Kotopies zamieszkał w pokoju dziewczynki.

W dzień siedział na jej biurku i patrzył, jak odrabia lekcje. Najbardziej lubił, gdy pisała literki. Na początku wszystkie były krzywe, z czasem zaczęły wyglądać coraz ładniej. Podobało mu się również, gdy rysowała.

I cały czas do niego mówiła. To było najwspanialsze. Opowiadała o szkole, o koleżankach, o Bartku, z którym się przyjaźni, o tym, co przeczytała w książce, kogo spotkała w sklepie, o lekcjach angielskiego i treningach karate. Gdyby kotopies potrafił mówić, mógłby pochwalić się, ile zna angielskich słówek. Prawie tyle samo, co Ola.
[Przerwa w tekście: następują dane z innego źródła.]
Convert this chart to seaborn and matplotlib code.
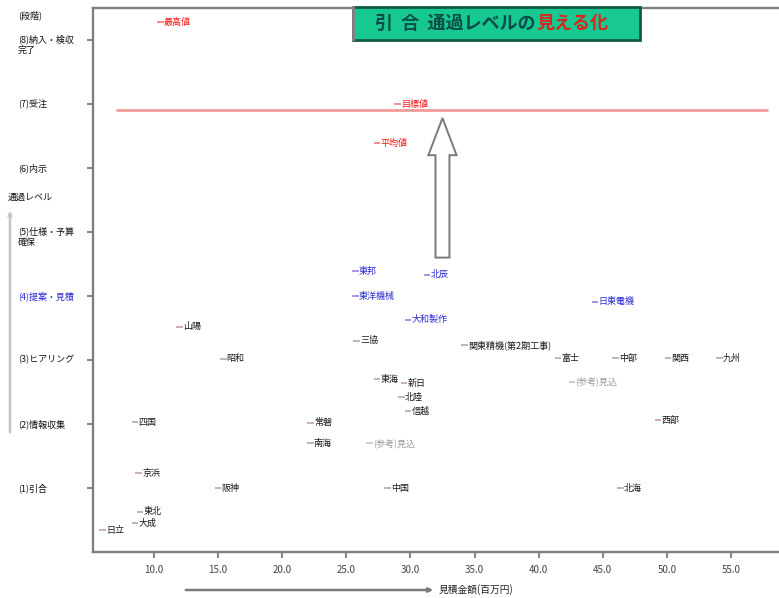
import matplotlib
matplotlib.use("Agg")
import matplotlib.pyplot as plt
import matplotlib.patches as mpatches
import matplotlib.transforms as mtransforms
import seaborn as sns
import pandas as pd

# ---- data -------------------------------------------------------------
level_ticks = [1, 2, 3, 4, 5, 6, 7, 8]
level_names = ["(1)引合", "(2)情報収集", "(3)ヒアリング", "(4)提案・見積",
               "(5)仕様・予算\n確保", "(6)内示", "(7)受注", "(8)納入・検収\n完了"]
price_ticks = [10, 15, 20, 25, 30, 35, 40, 45, 50, 55]

names = ["最高値", "目標値", "平均値",
         "東邦", "北辰", "東洋機械", "大和製作", "日東電機",
         "山陽", "三協", "関東精機(第2期工事)", "昭和", "富士", "中部", "関西", "九州",
         "(参考)見込", "東海", "新日", "北陸", "信越",
         "四国", "常磐", "西部", "南海", "(参考)見込",
         "京浜", "阪神", "中国", "北海", "東北", "大成", "日立"]
prices = [10.5, 29.0, 27.4,
          25.7, 31.3, 25.7, 29.8, 44.4,
          12.0, 25.8, 34.2, 15.4, 41.5, 46.0, 50.1, 54.1,
          42.6, 27.4, 29.5, 29.3, 29.8,
          8.5, 22.2, 49.3, 22.2, 26.8,
          8.8, 15.0, 28.2, 46.4, 8.9, 8.5, 6.0]
levels = [8.28, 7.0, 6.39,
          4.39, 4.33, 4.0, 3.63, 3.91,
          3.52, 3.30, 3.23, 3.02, 3.03, 3.03, 3.03, 3.03,
          2.66, 2.70, 2.64, 2.42, 2.20,
          2.03, 2.02, 2.06, 1.70, 1.70,
          1.23, 1.0, 1.0, 1.0, 0.63, 0.45, 0.34]
groups = ["指標", "指標", "指標",
          "重点", "重点", "重点", "重点", "重点",
          "通常", "通常", "通常", "通常", "通常", "通常", "通常", "通常",
          "参考", "通常", "通常", "通常", "通常",
          "通常", "通常", "通常", "通常", "参考",
          "通常", "通常", "通常", "通常", "通常", "通常", "通常"]
target_level = 6.9
target_span = [7.1, 57.8]
arrow_from, arrow_to, arrow_x = 4.6, 6.78, 32.5

text_colors = {"指標": "#ff1010", "重点": "#2a2ad2", "通常": "#1a1a1a", "参考": "#9a9a9a"}
marker_colors = {"指標": "#ff8080", "重点": "#a08ce0", "通常": "#c8a8b8", "参考": "#c8c8d8"}

df = pd.DataFrame({"price": prices, "level": levels, "name": names, "group": groups})

# ---- figure -----------------------------------------------------------
sns.set_style("white")
plt.rcParams["font.family"] = ["Noto Sans CJK JP", "DejaVu Sans"]

W, H = 779, 598
fig = plt.figure(figsize=(W / 100, H / 100), dpi=100)
ax = fig.add_axes([93 / W, 46 / H, (W - 93) / W, 544 / H])

sns.scatterplot(data=df, x="price", y="level", hue="group", palette=marker_colors,
                marker="_", s=22, linewidth=1.3, legend=False, ax=ax, zorder=3)

for _, r in df.iterrows():
    ax.annotate(r["name"], (r["price"], r["level"]), xytext=(2.5, 0),
                textcoords="offset points", ha="left", va="center",
                fontsize=6.5, color=text_colors[r["group"]], zorder=4)

# target line
ax.plot(target_span, [target_level, target_level], color="#f59a9a", lw=2.0, zorder=2)

# hollow arrow toward the target
ax.add_patch(mpatches.FancyArrow(arrow_x, arrow_from, 0, arrow_to - arrow_from,
                                 width=1.09, head_width=2.2, head_length=0.58,
                                 length_includes_head=True, facecolor="white",
                                 edgecolor="#7a7a7a", lw=1.4, zorder=3))

ax.set_xlim(5.24, 58.75)
ax.set_ylim(0, 8.5)
ax.set_xlabel("")
ax.set_ylabel("")

ax.set_xticks(price_ticks)
ax.set_xticklabels([f"{v:.1f}" for v in price_ticks], fontsize=7, color="#444444")
ax.set_yticks(level_ticks)
ax.set_yticklabels([""] * len(level_ticks))
ax.tick_params(axis="both", direction="out", length=4.3, width=1.5, color="#8a8a8a",
               left=True, bottom=True, pad=5)

for side in ["left", "bottom", "top"]:
    ax.spines[side].set_color("#808080")
    ax.spines[side].set_linewidth(1.7)
ax.spines["right"].set_visible(False)

# level names at the left
ytrans = mtransforms.blended_transform_factory(fig.transFigure, ax.transData)
for lv, txt in zip(level_ticks, level_names):
    col = "#2a2ad2" if lv == 4 else "#111111"
    if "\n" in txt:
        ax.text(18 / W, lv + 0.085, txt, transform=ytrans, ha="left", va="top",
                fontsize=6.5, color=col, linespacing=1.25, clip_on=False)
    else:
        ax.text(18 / W, lv, txt, transform=ytrans, ha="left", va="center",
                fontsize=6.5, color=col, clip_on=False)
ax.text(18 / W, 8.39, "(段階)", transform=ytrans, ha="left", va="center",
        fontsize=6.5, color="#111111", clip_on=False)

# axis titles with guide arrows
fig.text(8 / W, 1 - 197 / H, "通過レベル", ha="left", va="center", fontsize=6.5, color="#111111")
fig.add_artist(mpatches.FancyArrowPatch((10 / W, 1 - 435 / H), (10 / W, 1 - 208 / H),
                                        transform=fig.transFigure, arrowstyle="-|>",
                                        mutation_scale=5, color="#c4c4c4", lw=1.8))
fig.add_artist(mpatches.FancyArrowPatch((183 / W, 8 / H), (436 / W, 8 / H),
                                        transform=fig.transFigure, arrowstyle="-|>",
                                        mutation_scale=6, color="#7a7a7a", lw=1.8))
fig.text(439 / W, 8 / H, "見積金額(百万円)", ha="left", va="center", fontsize=7, color="#222222")

# title box
fig.add_artist(mpatches.Rectangle((353 / W, 1 - 40 / H), 287 / W, 33 / H,
                                  transform=fig.transFigure, facecolor="#17c890",
                                  edgecolor="#0d5c46", lw=2.0, zorder=5))
fig.add_artist(mpatches.Rectangle((352 / W, 1 - 41 / H), 3 / W, 35 / H,
                                  transform=fig.transFigure, facecolor="#808080",
                                  edgecolor="none", zorder=6))
head = fig.text(375 / W, 1 - 23 / H, "引  合  通過レベルの", ha="left", va="center",
                fontsize=13, color="#0a4d48", weight="bold", zorder=7)
fig.add_artist(matplotlib.text.Annotation("見える化", xy=(1, 0.5), xycoords=head,
                                          xytext=(1, 0), textcoords="offset points",
                                          ha="left", va="center", fontsize=13,
                                          color="#d8261c", weight="bold", zorder=7))

fig.savefig("out.png", dpi=100)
Pod płaszczykiem opowiadania kryją się rady dla przedszkolaków i świeżo upieczonych uczniów: jak postępować, gdy wszyscy się śmieją z twoich rzeczy, przyjaciół lub rodziny? Poddać się i przyłączyć do drwin oraz grupy (pewnie znajdując też nową ofiarę-zastępcę), czy postawić na swoim i zignorować ciśnienie "grupy rówieśniczej"? Porzućmy złudzenia, świat nie roi się od małych twardzieli i idealistów, większość kilkulatków wybiera oczywiście pierwszą opcję. Dzięki książce Beaty Ostrowickiej jest jednak szansa, że mali czytelnicy, sami albo z pomocą dorosłych omawiających z nimi historię kotopsa, przeniosą doświadczenia Oli na własne podwórko i dołączą do drużyny superasertywnych bohaterów.

Bożena Itoya

Beata Ostrowicka, Mój kochany kotopies, ilustrowała Elżbieta Grozdew, Wydawnictwo Literatura, Łódź 2020.